That’s right, friends. In approximately an hour and after nine months, give or take, I’ll be discharged.
I’d be lying if I claimed that I’m not a little nervous. Change, especially change this big, is hard. As I wrote about in much greater detail in my last post, there are major ways in which my life will be different now, and it’ll inevitably—realistically—take a lot of adjustment to figure out how to navigate my new “normal,” both logistically and emotionally. How my identity will shift.

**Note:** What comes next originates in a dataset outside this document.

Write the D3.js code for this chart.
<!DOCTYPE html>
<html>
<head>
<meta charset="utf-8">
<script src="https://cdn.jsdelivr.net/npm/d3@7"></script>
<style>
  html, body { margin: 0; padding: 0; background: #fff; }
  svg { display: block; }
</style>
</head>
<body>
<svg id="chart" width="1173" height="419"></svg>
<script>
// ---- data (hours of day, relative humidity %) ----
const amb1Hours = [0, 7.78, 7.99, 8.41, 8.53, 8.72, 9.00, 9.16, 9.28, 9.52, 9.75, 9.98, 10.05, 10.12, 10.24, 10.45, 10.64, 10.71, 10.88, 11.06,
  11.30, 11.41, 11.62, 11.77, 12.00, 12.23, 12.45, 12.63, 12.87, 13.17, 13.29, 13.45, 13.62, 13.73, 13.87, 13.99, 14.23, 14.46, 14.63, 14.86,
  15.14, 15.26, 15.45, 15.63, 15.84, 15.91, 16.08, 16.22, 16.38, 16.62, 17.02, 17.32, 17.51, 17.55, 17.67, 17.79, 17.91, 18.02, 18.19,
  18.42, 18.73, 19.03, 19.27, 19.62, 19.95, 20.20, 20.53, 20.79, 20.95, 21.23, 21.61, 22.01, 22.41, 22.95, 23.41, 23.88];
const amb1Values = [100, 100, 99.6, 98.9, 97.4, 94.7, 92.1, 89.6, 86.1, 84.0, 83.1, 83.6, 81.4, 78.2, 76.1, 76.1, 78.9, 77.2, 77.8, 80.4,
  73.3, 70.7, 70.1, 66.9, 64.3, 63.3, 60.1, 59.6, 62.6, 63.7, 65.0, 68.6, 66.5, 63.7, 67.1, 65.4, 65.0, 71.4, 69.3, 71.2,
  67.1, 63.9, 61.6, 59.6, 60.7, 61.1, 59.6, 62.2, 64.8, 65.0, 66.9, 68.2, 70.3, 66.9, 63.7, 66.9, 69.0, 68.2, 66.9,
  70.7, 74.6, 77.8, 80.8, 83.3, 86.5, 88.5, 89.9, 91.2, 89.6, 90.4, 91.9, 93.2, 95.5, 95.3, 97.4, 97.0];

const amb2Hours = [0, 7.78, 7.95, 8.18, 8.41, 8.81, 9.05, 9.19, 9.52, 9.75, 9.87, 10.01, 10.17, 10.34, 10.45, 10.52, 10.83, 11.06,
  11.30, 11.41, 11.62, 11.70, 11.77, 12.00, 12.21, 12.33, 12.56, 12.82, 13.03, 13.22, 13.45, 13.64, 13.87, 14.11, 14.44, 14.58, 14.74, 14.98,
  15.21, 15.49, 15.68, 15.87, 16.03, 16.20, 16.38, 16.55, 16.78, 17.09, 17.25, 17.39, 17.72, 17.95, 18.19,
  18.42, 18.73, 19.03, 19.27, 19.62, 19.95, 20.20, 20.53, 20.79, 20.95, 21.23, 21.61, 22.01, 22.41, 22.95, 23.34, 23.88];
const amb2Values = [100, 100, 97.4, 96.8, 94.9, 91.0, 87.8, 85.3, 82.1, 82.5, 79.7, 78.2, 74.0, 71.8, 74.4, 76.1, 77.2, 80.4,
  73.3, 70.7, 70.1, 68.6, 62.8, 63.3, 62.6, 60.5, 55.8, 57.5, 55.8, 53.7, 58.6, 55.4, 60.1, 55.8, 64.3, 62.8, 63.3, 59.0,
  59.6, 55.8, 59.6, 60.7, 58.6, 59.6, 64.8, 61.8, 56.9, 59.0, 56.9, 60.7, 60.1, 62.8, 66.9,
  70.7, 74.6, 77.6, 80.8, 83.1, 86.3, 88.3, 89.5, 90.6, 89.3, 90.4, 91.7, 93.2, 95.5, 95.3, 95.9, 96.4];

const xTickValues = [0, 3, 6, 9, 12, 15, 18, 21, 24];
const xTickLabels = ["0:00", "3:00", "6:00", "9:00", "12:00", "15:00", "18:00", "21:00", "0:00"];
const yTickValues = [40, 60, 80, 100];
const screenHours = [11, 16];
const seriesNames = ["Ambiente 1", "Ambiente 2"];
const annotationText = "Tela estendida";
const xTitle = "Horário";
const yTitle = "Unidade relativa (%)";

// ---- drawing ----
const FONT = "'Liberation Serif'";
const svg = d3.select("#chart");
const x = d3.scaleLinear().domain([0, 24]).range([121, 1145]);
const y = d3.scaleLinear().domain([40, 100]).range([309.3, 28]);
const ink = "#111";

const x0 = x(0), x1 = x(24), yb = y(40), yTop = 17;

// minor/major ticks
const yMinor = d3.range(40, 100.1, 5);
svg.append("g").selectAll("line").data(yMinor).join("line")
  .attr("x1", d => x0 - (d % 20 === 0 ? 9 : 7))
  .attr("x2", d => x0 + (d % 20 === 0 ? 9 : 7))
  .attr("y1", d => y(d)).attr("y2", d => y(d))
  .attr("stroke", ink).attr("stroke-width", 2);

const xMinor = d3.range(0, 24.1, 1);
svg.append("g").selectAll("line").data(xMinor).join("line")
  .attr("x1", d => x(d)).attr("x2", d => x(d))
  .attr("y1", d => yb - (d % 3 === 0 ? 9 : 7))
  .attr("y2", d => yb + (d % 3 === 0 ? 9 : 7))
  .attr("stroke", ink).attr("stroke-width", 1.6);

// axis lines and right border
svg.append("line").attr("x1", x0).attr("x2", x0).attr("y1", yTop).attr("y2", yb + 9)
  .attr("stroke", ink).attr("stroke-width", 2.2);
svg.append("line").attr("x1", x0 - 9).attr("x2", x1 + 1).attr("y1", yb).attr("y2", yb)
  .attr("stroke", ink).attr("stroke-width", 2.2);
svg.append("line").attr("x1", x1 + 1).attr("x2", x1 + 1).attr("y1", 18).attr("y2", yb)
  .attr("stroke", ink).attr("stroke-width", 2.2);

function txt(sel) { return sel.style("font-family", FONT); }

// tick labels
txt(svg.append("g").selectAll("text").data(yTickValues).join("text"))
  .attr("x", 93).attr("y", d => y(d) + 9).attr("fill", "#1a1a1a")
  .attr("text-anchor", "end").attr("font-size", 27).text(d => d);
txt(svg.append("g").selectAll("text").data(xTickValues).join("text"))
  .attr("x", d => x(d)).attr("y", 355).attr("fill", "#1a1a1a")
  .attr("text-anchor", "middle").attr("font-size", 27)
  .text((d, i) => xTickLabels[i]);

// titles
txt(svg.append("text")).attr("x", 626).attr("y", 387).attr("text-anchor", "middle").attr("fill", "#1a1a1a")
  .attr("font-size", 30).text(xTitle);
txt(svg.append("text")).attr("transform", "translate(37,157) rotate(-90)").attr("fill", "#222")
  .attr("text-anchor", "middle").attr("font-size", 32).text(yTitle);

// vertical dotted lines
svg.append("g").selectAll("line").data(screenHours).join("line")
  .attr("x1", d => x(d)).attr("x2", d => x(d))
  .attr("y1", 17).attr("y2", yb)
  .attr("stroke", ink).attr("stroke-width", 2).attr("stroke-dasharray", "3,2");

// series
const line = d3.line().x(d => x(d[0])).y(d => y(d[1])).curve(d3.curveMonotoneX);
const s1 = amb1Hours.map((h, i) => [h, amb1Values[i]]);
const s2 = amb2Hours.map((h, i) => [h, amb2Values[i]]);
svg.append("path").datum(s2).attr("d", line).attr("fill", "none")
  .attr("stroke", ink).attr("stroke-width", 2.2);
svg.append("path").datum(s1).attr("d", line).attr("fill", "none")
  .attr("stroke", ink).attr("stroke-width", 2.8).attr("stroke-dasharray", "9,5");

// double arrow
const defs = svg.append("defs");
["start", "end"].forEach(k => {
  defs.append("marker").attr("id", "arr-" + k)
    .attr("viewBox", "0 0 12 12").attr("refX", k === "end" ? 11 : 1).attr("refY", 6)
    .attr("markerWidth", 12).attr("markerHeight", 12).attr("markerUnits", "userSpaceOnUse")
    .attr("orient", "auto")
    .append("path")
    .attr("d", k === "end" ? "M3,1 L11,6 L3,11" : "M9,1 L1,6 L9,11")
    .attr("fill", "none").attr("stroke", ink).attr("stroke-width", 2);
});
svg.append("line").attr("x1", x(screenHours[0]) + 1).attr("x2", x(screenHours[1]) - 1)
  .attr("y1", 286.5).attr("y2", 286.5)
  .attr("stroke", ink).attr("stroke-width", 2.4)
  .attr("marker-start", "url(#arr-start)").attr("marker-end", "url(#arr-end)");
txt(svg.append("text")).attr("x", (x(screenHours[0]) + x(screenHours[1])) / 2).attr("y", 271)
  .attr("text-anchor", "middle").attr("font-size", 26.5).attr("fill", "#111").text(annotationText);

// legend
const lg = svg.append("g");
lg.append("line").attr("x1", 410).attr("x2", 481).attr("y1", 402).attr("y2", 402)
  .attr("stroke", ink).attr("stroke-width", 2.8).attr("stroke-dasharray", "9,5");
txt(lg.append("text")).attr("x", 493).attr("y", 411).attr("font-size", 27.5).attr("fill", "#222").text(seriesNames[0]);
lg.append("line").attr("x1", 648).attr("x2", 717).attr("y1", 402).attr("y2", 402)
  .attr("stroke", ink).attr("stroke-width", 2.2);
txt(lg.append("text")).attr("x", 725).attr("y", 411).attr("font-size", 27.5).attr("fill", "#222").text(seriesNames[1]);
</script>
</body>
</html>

But my anxiety is far outweighed by my excitement, first and foremost about the fact that I’m able to go home at all. I can’t afford to forget that it wasn’t long ago that I wasn’t expected to live. The incredible medical care I received, the love and support of my family and friends, and, probably, my stubbornness pulled me through, but just barely.

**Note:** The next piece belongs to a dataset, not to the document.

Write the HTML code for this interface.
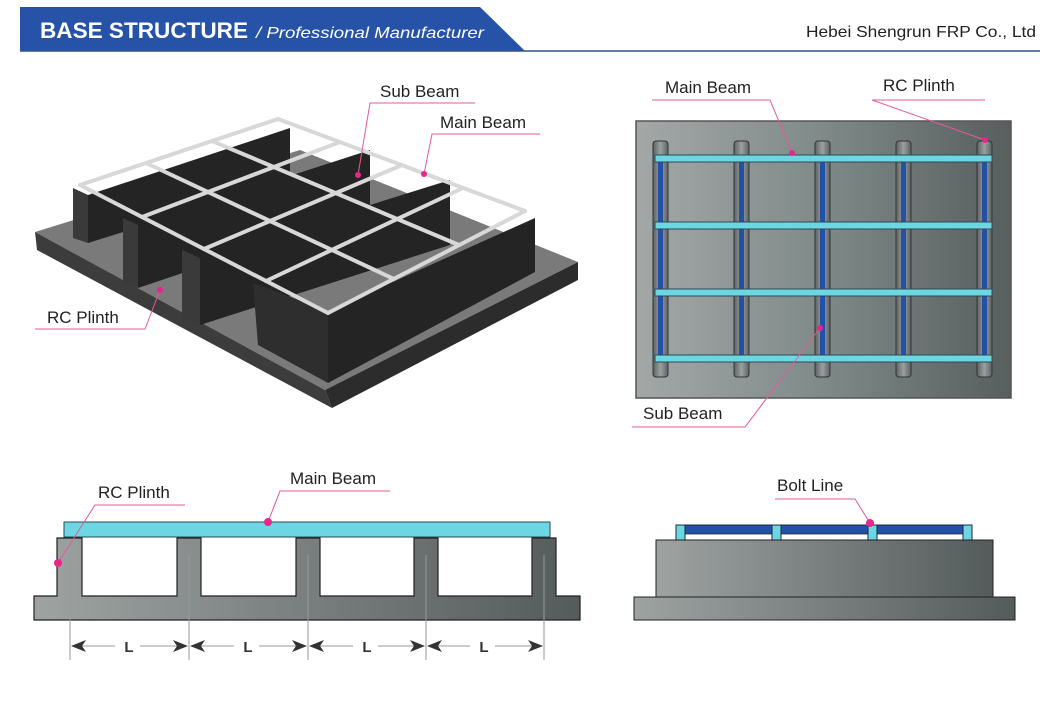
<!DOCTYPE html>
<html><head><meta charset="utf-8"><style>
html,body{margin:0;padding:0;background:#fff;}
svg{display:block;font-family:"Liberation Sans",sans-serif;}
</style></head><body>
<svg width="1060" height="709" viewBox="0 0 1060 709" xmlns="http://www.w3.org/2000/svg">
<defs>
<linearGradient id="g1" x1="0" x2="1" y1="0" y2="0"><stop offset="0" stop-color="#a3a8a7"/><stop offset="0.5" stop-color="#7f8a88"/><stop offset="1" stop-color="#575e5e"/></linearGradient>
<linearGradient id="g2" x1="0" x2="1"><stop offset="0" stop-color="#9ea3a2"/><stop offset="1" stop-color="#545b5b"/></linearGradient>
<linearGradient id="col" x1="0" x2="1"><stop offset="0" stop-color="#5d6363"/><stop offset="0.5" stop-color="#9aa0a0"/><stop offset="1" stop-color="#5d6363"/></linearGradient>
</defs>
<!-- header -->
<polygon points="20,7 480,7 525,51 20,51" fill="#2653a8"/>
<line x1="20" y1="51" x2="1040" y2="51" stroke="#2f5584" stroke-width="1.5"/>
<text x="40" y="38" font-size="22" font-weight="bold" fill="#fff" textLength="208" lengthAdjust="spacingAndGlyphs">BASE STRUCTURE</text>
<text x="256" y="38" font-size="16" font-style="italic" fill="#fff" textLength="228" lengthAdjust="spacingAndGlyphs">/ Professional Manufacturer</text>
<text x="806" y="37" font-size="16" fill="#222" textLength="230" lengthAdjust="spacingAndGlyphs">Hebei Shengrun FRP Co., Ltd</text>

<!-- 3D view -->
<polygon points="35,232 300,150 578,262 325,390" fill="#7a7a7a"/>
<polygon points="35,232 325,390 332,408 37,250" fill="#3c3c3c"/>
<polygon points="325,390 578,262 578,280 332,408" fill="#2c2c2c"/>
<g fill="#242424">
<polygon points="73,188 88,195 88,243 73,238" fill="#3a3a3a"/>
<polygon points="88,195 290,128 290,180 88,243"/>
<polygon points="123,218 138,225 138,288 123,282" fill="#3a3a3a"/>
<polygon points="138,225 370,150 370,210 138,288"/>
<polygon points="182,250 200,258 200,325 182,318" fill="#3a3a3a"/>
<polygon points="200,258 450,180 450,245 200,325"/>
<polygon points="253,283 328,311 328,383 258,345" fill="#2e2e2e"/>
<polygon points="328,311 535,218 535,272 328,383"/>
</g>
<g stroke="#d8d8d8" stroke-width="4" stroke-linecap="round">
<line x1="80" y1="185" x2="328" y2="313"/>
<line x1="146" y1="163" x2="394" y2="279"/>
<line x1="212" y1="141" x2="459" y2="245"/>
<line x1="278" y1="119" x2="525" y2="211"/>
<line x1="80" y1="185" x2="278" y2="119"/>
<line x1="142" y1="217" x2="340" y2="142"/>
<line x1="204" y1="249" x2="402" y2="165"/>
<line x1="266" y1="281" x2="463" y2="188"/>
<line x1="328" y1="313" x2="525" y2="211"/>
</g>

<!-- top right plan -->
<rect x="636" y="121" width="375" height="277" fill="url(#g1)" stroke="#555" stroke-width="1.5"/>
<g stroke="#333" stroke-width="1">
<rect x="653" y="141" width="15" height="236" rx="3" fill="url(#col)"/>
<rect x="734" y="141" width="15" height="236" rx="3" fill="url(#col)"/>
<rect x="815" y="141" width="15" height="236" rx="3" fill="url(#col)"/>
<rect x="896" y="141" width="15" height="236" rx="3" fill="url(#col)"/>
<rect x="977" y="141" width="15" height="236" rx="3" fill="url(#col)"/>
</g>
<g fill="#2350a8">
<rect x="658" y="160" width="5" height="200"/><rect x="739" y="160" width="5" height="200"/><rect x="820" y="160" width="5" height="200"/><rect x="901" y="160" width="5" height="200"/><rect x="982" y="160" width="5" height="200"/>
</g>
<g fill="#6dd6e3" stroke="#2b4a55" stroke-width="1">
<rect x="655" y="155" width="337" height="7"/><rect x="655" y="222" width="337" height="7"/><rect x="655" y="289" width="337" height="7"/><rect x="655" y="355" width="337" height="7"/>
</g>

<!-- bottom left -->
<rect x="64" y="522" width="486" height="15" fill="#6dd6e3" stroke="#2b4a55"/>
<path d="M57,538 H82 V596 H177 V538 H201 V596 H296 V538 H320 V596 H414 V538 H438 V596 H532 V538 H556 V596 H580 V620 H34 V596 H57 Z" fill="url(#g2)" stroke="#222" stroke-width="1.2"/>
<g stroke="#999" stroke-width="1">
<line x1="70" y1="555" x2="70" y2="660"/><line x1="189" y1="555" x2="189" y2="660"/><line x1="308" y1="555" x2="308" y2="660"/><line x1="426" y1="555" x2="426" y2="660"/><line x1="544" y1="555" x2="544" y2="660"/>
<line x1="72" y1="646" x2="115" y2="646"/><line x1="140" y1="646" x2="187" y2="646"/>
<line x1="191" y1="646" x2="234" y2="646"/><line x1="259" y1="646" x2="306" y2="646"/>
<line x1="310" y1="646" x2="353" y2="646"/><line x1="378" y1="646" x2="424" y2="646"/>
<line x1="428" y1="646" x2="470" y2="646"/><line x1="495" y1="646" x2="542" y2="646"/>
</g>
<g fill="#333">
<polygon points="71,646 86,640 82,646 86,652"/><polygon points="188,646 173,640 177,646 173,652"/>
<polygon points="190,646 205,640 201,646 205,652"/><polygon points="307,646 292,640 296,646 292,652"/>
<polygon points="309,646 324,640 320,646 324,652"/><polygon points="425,646 410,640 414,646 410,652"/>
<polygon points="427,646 442,640 438,646 442,652"/><polygon points="543,646 528,640 532,646 528,652"/>
</g>
<g font-size="15" font-weight="bold" fill="#333" text-anchor="middle">
<text x="129" y="652">L</text><text x="248" y="652">L</text><text x="367" y="652">L</text><text x="484" y="652">L</text>
</g>

<!-- bottom right -->
<rect x="676" y="525" width="296" height="9" fill="#2350a8" stroke="#1a2a40"/>
<rect x="676" y="534" width="296" height="6" fill="#fff" stroke="#333" stroke-width="0.8"/>
<g fill="#6dd6e3" stroke="#1a2a40">
<rect x="676" y="525" width="9" height="15"/><rect x="772" y="525" width="9" height="15"/><rect x="868" y="525" width="9" height="15"/><rect x="963" y="525" width="9" height="15"/>
</g>
<rect x="656" y="540" width="337" height="57" fill="url(#g2)" stroke="#222"/>
<rect x="634" y="597" width="381" height="23" fill="url(#g2)" stroke="#222"/>

<!-- labels -->
<g stroke="#e45a9a" stroke-width="1" fill="none">
<polyline points="475,103 370,103 358,175"/>
<polyline points="540,134 432,134 424,174"/>
<polyline points="35,329 145,329 160,290"/>
<polyline points="652,100 770,100 792,153"/>
<polyline points="985,100 872,100 985,140"/>
<polyline points="632,427 745,427 820,328"/>
<polyline points="185,505 95,505 58,563"/>
<polyline points="390,491 280,491 268,522"/>
<polyline points="775,499 855,499 870,523"/>
</g>
<g fill="#e8268a">
<circle cx="358" cy="175" r="3"/><circle cx="424" cy="174" r="3"/><circle cx="160" cy="290" r="3"/>
<circle cx="792" cy="153" r="3"/><circle cx="985" cy="140" r="3"/><circle cx="820" cy="328" r="3"/>
<circle cx="58" cy="563" r="4"/><circle cx="268" cy="522" r="4"/><circle cx="870" cy="523" r="4"/>
</g>
<g font-size="17" fill="#222">
<text x="380" y="97">Sub Beam</text>
<text x="440" y="128">Main Beam</text>
<text x="47" y="323">RC Plinth</text>
<text x="665" y="93">Main Beam</text>
<text x="883" y="91">RC Plinth</text>
<text x="643" y="419">Sub Beam</text>
<text x="98" y="498">RC Plinth</text>
<text x="290" y="484">Main Beam</text>
<text x="777" y="491">Bolt Line</text>
</g>
</svg>
</body></html>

It’s been so long since I’ve been able to sit next to my husband and just be. There’s this sense of having to make the most of the little time we can spend together that precludes watching TV or sitting in silence. I can’t wait for the everyday.
The last week has been full of goodbyes. My team here has been exceptional, and my stay here has been long. I’ve thus developed meaningful working relationships with medical professionals whom it’ll be strange not to see on a regular basis. I’ll likely miss many of them. I’m returning, though, to an existence in which it’ll be much easier and more natural to spend time with people whose presence in my life isn’t by nature transitory. After what’s happened this year, I value these connections more than I ever have.
As I wait for a wheelchair taxi to pick me up and bring me to the next stage of my life, I’m full of gratitude and (eager) anticipation. Tonight I’ll sleep in a new bed in a new apartment. My husband’s snoring, not the beep of hospital machines, will wake me up in the middle of the night, and I’ll never have been so happy.